В отношении общества также применяется комплексный критерий. Фактически каждая его подсистема — производительные силы, производственные отношения, нравственность, культура — требуют своего специфического критерия, и только в своей совокупности эти критерии способны наиболее полно охарактеризовать ту или иную общественную систему, степень ее прогрессивности по сравнению с другими общественными системами.


Важную роль играет производство, уровень развития производительных сил, темпы роста производительности труда. Экономический критерий свидетельствует о степени свободы общества по отношению к природе.


Но производство связано и с отношениями между людьми. Производительность труда во многом определяется человеческим элементом производительных сил. Однобоко ориентированная экономика, в ущерб развитию человека, его духовных потенций отрицательно влияет на развитие экономики. Свободный труд (в смысле свободы от эксплуатации) есть характеристика производственных отношений и степень свободы труда должна приниматься в расчет при характеристике степени совершенства общественной системы.


Социальное развитие идет в конечном итоге в направлении гармонизации интересов общества и интересов индивида. Общество и индивид одновременно могут и должны выступать друг для друга средством и целью. Немецкий философ-просветитель второй половины XVIII века И. Г. Гердер говорил: «Человечность есть цель человеческой природы». Не может быть прогрессивной система, подавляющая интересы людей, не позволяющая развернуться их духовным способностям.


Все прогрессы — реакционны,

Если рушится человек.

(Вознесенский А. Собр. соч. Т. I M., 1983. С. 411)


Гармоничное развитие индивидов, их способностей к творчеству наращивает духовный, общекультурный потенциал общества, ведет к ускорению нравственного и культурного прогресса общества.


В философской и религиозно-христианской традиции большое место занимало представление как о нравственном усовершенствовании человека, так и о росте добра, об увеличении счастья в мире. Американский социолог второй половины XIX — начала XX веков Л. Ф. Уорд писал: «Так как конечную цель человеческих усилий составляет счастье, то истинный прогресс непременно должен быть к нему направлен. Поэтому прогресс состоит в увеличении человеческого счастья, или, с отрицательной стороны, в уменьшении человеческих страданий» («Психические факторы цивилизации». М., 1897, С. 335).

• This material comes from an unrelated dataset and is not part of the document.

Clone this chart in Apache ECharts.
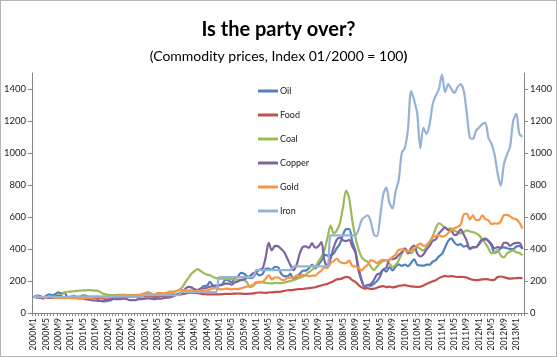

Русский философ XX столетия Н. А. Бердяев считал, что сущность общественного прогресса — увеличение добра и уменьшение зла. П. А. Сорокин указывал как на недопустимость игнорирования счастья, так и на преувеличение его значимости в составе прогресса. Если считать этот принцип единственным, писал он, то социальное развитие будет иметь целью выращивание самодовольных и счастливых свиней; а может быть им предпочесть страдающих мудрецов? Касаясь безоценочных критериев прогресса (дифференциации и интеграции, принципа экономии и сохранения сил, роста социальной солидарности и др.), П. А. Сорокин показывал, что без принципа счастья они не позволяют уловить реального совершенствования общества; введение же принципа счастья в состав критериев прогресса должно внести поправки, или коррективы в остальные критерии и дать целостный их синтез. «Все критерии прогресса, какими бы разнообразными они ни были, — подчеркивал он, — так или иначе подразумевают и должны включать в себя принцип счастья» («Социологический прогресс и принцип счастья» // «Человек. Цивилизация. Общество». М., 1992. С. 511).


Итак, одним из критериев общественного прогресса является увеличение в обществе счастья и добра (т. е. уменьшение страдания и зла). Мы приходим теперь к общему выводу относительно критериев общественного прогресса. Такими критериями являются: 1) темпы роста производства, производительности труда, ведущие к увеличению свободы человека по отношению к природе; 2) степень свободы работников производства от эксплуатации; 3) уровень демократизации общественной жизни; 4) уровень реальных возможностей для всестороннего развития индивидов; 5) увеличение человеческого счастья и добра.